Safety Legislation Update

By ALPA Staff

Following the tragic crashes of and loss of life from Lion Air Flight 610 and Ethiopian Airlines Flight 302, Congress has engaged in substantial investigations and hearings on matters related to these accidents. While the B-737 MAX’s maneuvering characteristics augmentation system (MCAS) has drawn the greatest scrutiny, investigatory efforts have also highlighted systemic issues with regard to aircraft certification, delegation of aircraft design, pilot training, FAA oversight of manufacturers, human factors, human-machine interface, manual flying skills, and the procedures governing the sale of aircraft. As a result, Congress has introduced, and will continue to introduce, numerous pieces of legislation to remedy perceived failures related to aircraft certification and design.
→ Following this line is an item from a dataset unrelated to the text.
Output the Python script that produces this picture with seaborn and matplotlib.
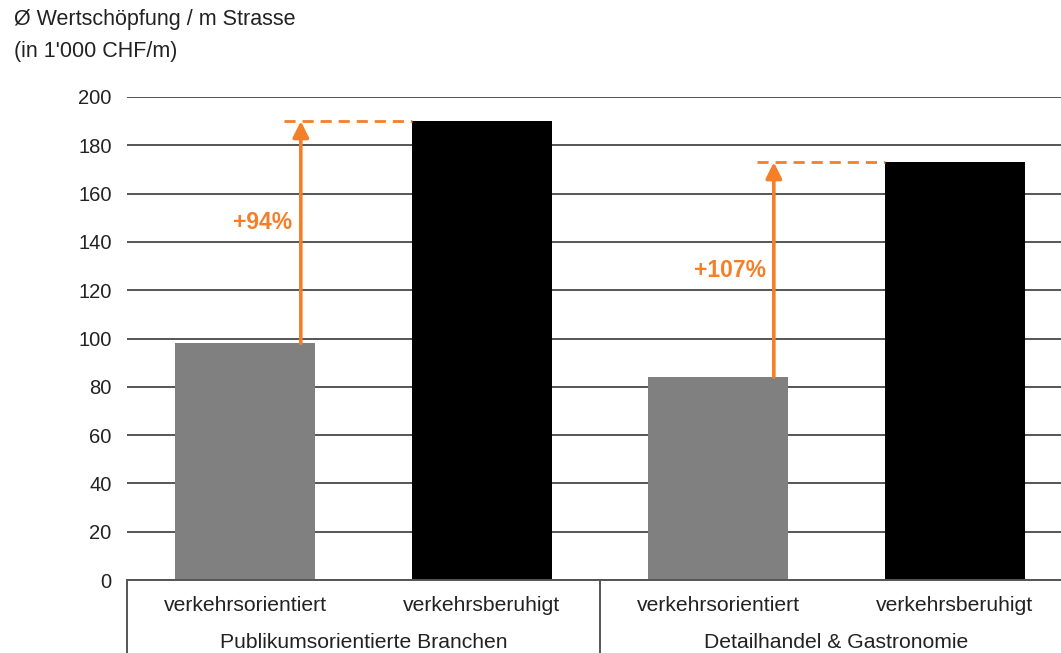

In the House, the Committee on Transportation and Infrastructure has held two formal hearings and conducted a lengthy investigation into the accidents. Rep. Peter DeFazio (D-OR), the committee’s chair, has been critical of Boeing, the company’s deployment of MCAS, the FAA’s oversight of the manufacturer, and the legal and regulatory regime governing aircraft certification and design. ALPA expects the committee will release a broad reform bill this summer that will serve as the primary piece of legislation the House will consider.

In the Senate, multiple pieces of legislation have been introduced. Sen. Richard Blumenthal (D-CT) introduced a comprehensive bill, the Restoring Aviation Accountability Act of 2020 (S. 3337). The bill requires an independent review panel with pilot representation to examine aircraft type certificates; an audit of FAA delegation; a requirement that a manufacturer release all information related to training requirements, materials, and operational procedures prior to selling the aircraft; enhanced whistleblower protections; banning exemptions from full-motion simulators; increased skills requirements for the delegation of FAA responsibilities in aircraft manufacturing; and retaining FAA authority over any type certificate issuance. ALPA endorsed this legislation because of its breadth, depth, and inclusion of pilots in the oversight of type certificates. Sens. Maria Cantwell (D-WA) and Tammy Duckworth (D-IL) have introduced the Aviation Automation and Human Factors Safety Act of 2019 (S.2703), mandating safety recommendations from the NTSB and the Department of Transportation Inspector General related to increased flight deck automation, system safety assessments, pilot responses to flight deck alerts, and uncommanded flight control.

Sen. Roger Wicker (R-MS), chair of the Committee on Commerce, Science, and Transportation, recently introduced the Aircraft Safety Improvement Act of 2020 (S. 3866). The legislation requires a rulemaking on safety management systems for aircraft manufacturers, a review of human factors assumptions, and review and establishment of best practices for the delegation of FAA functions. ALPA is reviewing this legislation and expects it to be an important part of the Senate debate for any certification and delegation reform effort.